Mehmet Göçmen talked about the banking operations and said; “The assets of Akbank, which celebrates the 70th anniversary of its establishments this year, marked a total of 348 billion TRY in the first three months of 2018. Akbank increased its deposits by 4.8 % in comparison to the end of last year, and exceeded the mark of 211 billion TRY; during the same period, Akbank retained, as tax provisions, an amount of 482 million TRY out of its gross profit amounting to 2 billion 176 million TRY and earned net consolidated profit of 1 billion 694 million TRY. Furthermore, it provided total loan support of 278 billion TRY to the Turkish Economy, 225 billion TRY of the amount was cash credit. The support provided by Akbank to the real sector by offering loans has increased by 5.6 percent this year and totaled 175 billion TRY.”
“WE REACHED OUR ENERGY SECTOR TARGETS”
Mehmet Göçmen also mentioned the energy operations of the Group and underlined its strong cash generating capacity in this business segment. Mr. Göçmen noted that Enerjisa’s strong Q1 performance in 2018 brought them one step closer to their targets and added; “Enerjisa Energy increased its consolidated operating profit by 67 % according to the year on year figures. When the first quarter ended, the amount of net profit was 243 million TRY and thus we have achieved our midterm growth target for the period between the years of 2016 and 2020.”
Mr. Göçmen stated that they focus on reducing the debt level of the energy generation segment. He explained that they have taken a significant step for improvement transparency and corporate governance in the sector through the first public offering made in Turkey in the electricity distribution and retail sector and added; “We are preparing for a new public offering in our energy segment with the resource obtained from the public offering of Enerjisa Energy. In this way, we are aiming to set yet another successful example for our country”. “Last year, Enerjisa Generation completed all its projects by commissioning all of its installed capacity of 3.607 MW and it focuses on operational excellence in 2018. Thanks to this focus, the company has achieved successful performance exceeding its first quarter budget through availability assured at its stations despite the 25 % increase of the natural gas prices since December, increasing uncertainties and low levels of rain” said Mr. Göçmen.
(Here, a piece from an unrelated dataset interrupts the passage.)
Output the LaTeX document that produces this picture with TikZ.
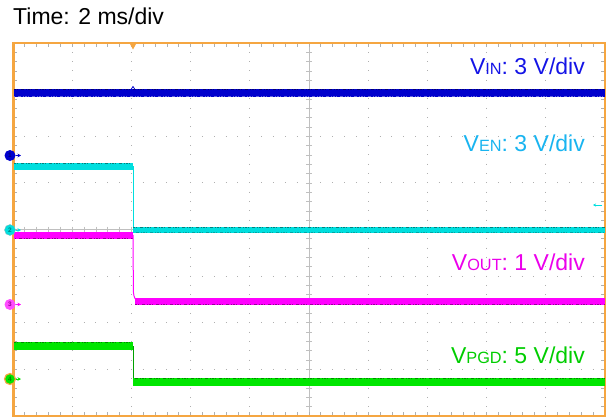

“GROWING POTENTIAL IN THE FOREIGN INDUSTRIAL MARKETS”
Mr. Göçmen highlighted that the Industry Group had high performance in the first three months and added; “We commissioned industrial facilities. The foreign markets, particularly European market which has been the largest customer of Turkey, have been recovering. The global economy is at the best level of the previous period. We are trying to increase our share in this positive atmosphere”.
“HIGH DEMAND IN THE CEMENT SECTOR”
Mr. Göçmen pointed out that the cement companies of Sabancı Holding stand out in the sector with innovative products and services and added; “the high demand and ongoing investments in Turkey as well as the impact of our efficiency carry the sector to the better levels”.
“THE INSURANCE SECTOR IS PROMISING”
“The number of assets in Turkey increases and this increases the number of assets to be insured. We can see that the insurance market has been gradually and sustainably growing. This creates a promising atmosphere for Sabancı Holding, a major player of the Turkish insurance sector” said Mr. Göçmen about the insurance sector.
“GOALS OF THE RETAIL BUSINESS ARE A MULTI-CHANNEL SYSTEM AND BEST CUSTOMER EXPERIENCE”
Mr. Göçmen also commented on the retail sector and said; “We observe that our stores are more appealing to our customers and customer satisfaction has increased. The number of visitors per store has increased and we continue to make multi-channel system investments. We strive to offer the best customer experience in the retail sector”.